David James

 

San Francisco-born, Oakland-raised, and currently a San Francisco resident, David James may not seem to have traveled very far, but his journey has taken him from rock, rhythm, and noise to art song, Afrobeat, and live Hip-Hop  his musical curiosity always alongside. 

 

David grew up enjoying music in school, but when a family friend gave a nylon-string guitar to DJ and his sister, well, he was sprung!!

After plucking all but one of the strings from the instrument, David began to learn bass lines from popular songs at the time – on one string. 

 

After a few years of self-teaching as well as searching, David met Larry Thrasher, a transplant from Kentucky whose songwriting and general inquisitiveness inspired David to explore his own creativity through sound, and they formed the rock band Balance of Power, then the let's-make-sounds-using-everything-we-can duo, Thrasher and Jam.  Answering a classified ad in a local music mag, the duo met Kim Cascone, who was looking to form an improvisational noise group, and, with two others, they did just that: Thessalonians.  That group, which played SF venues such as 455 10th St, the old ATA gallery, and the Farm, recorded and released an LP, a couple of cassettes, and contributed tracks to a number of compilations.  Upon its dissolution, and Thrasher and James went on to form the Bubbles, which became Yes No Maybe, a band which released two EPs with David.  During this period David began to write.

 

David joined a reformed Thessalonians to record the album Soulcraft, which was released on Cascone and Thrasher's Silent Records.

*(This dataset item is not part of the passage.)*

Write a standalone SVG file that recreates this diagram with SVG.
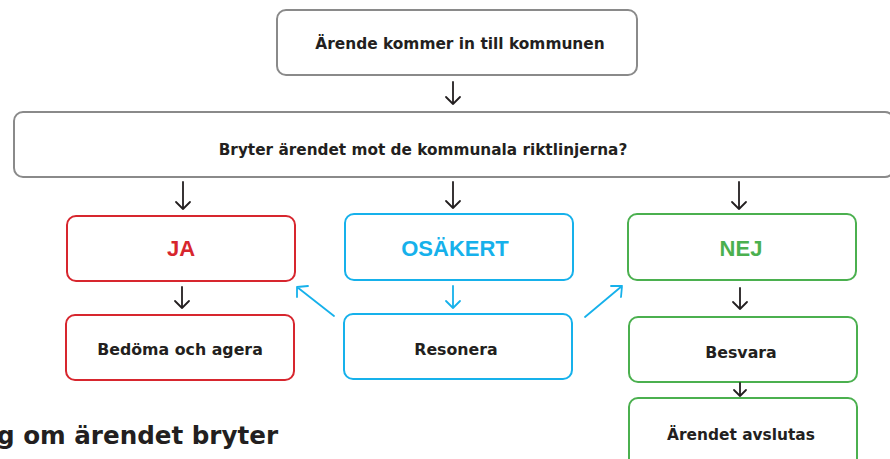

Whack and Dangle, the punk-folk squad which included Thrasher and Rosemary Black, followed, then Function of X, which heard David's first attempts at singing.

 

Joining Spearhead (later Michael Franti and Spearhead), just before their first album Home was finished, David added guitar to the single "Hole in the Bucket" and played guitar and bass on "100,000 Miles" before spending most of the following four years touring and recording with that group, playing guitar on the band's second album, Chocalate Supa Highway, crisscrossing the United States, and playing many festivals in the US and Europe.  As a result of Franti's production, David's guitar was also recorded with Zap Mama, Stephen Marley, and Mutabaruka, as well as for various soundtrack and television projects.  During some of the "down time" from touring, David began working with his friend (and original Spearhead bassist) Keith McArthur on recording his own music, which was turning out to be an old-school Soul music-influenced set of songs.

 

After leaving Spearhead to cultivate his own creativity, DJ began writing in earnest, and formed the trio Black Inc. (later Invisible Inc.) with Keith McArthur and drummer Eric Garland.  Some of the songs from this period remain in David's repertoire to this day.

 

 Joining the touring band for the Coup in support of their Steal This Album release, David recorded guitar for the follow-up, the critically acclaimed and controversial Party Music, as well as their next album, Pick a Bigger Weapon.  

 

During this period, David began his association with Beth Custer, the composer/clarinetist/singer whose experimental writing for film, dance and theater–in addition to her more accessible songs–would offer David a chance to pull from all of the various strands of his musical experience to begin to hone a style, one that includes melodicism and noise, rhythm, and shards of soul. 

 

 In 2003, David joined Sila and the Afrofunk Experience, playing a high-energy mix of various popular styles of African music (Afrobeat, Soukous, High Life) and funky originals.  Their two albums both include music by David James, including the title track of Black President, winner of the 2009 NAACP Image award for Outstanding World Music Album.

 

In 2008, David formed GPS, an almost-all-instrumental band featuring members of the Beth Custer Ensemble, as well as other Bay Area luminaries (Lisa Mezzacappa, Dina Maccabee, Alan Williams), playing DJ's compositions.

 

In 2010, the Afrofunk Experience re-emerged with three new singers, one of whom is David James.

 

Additionally, there's Curtis Bumpy, the "soul B-side" cover band with Omega Rae, David Agretelis, Keith McArthur, and others.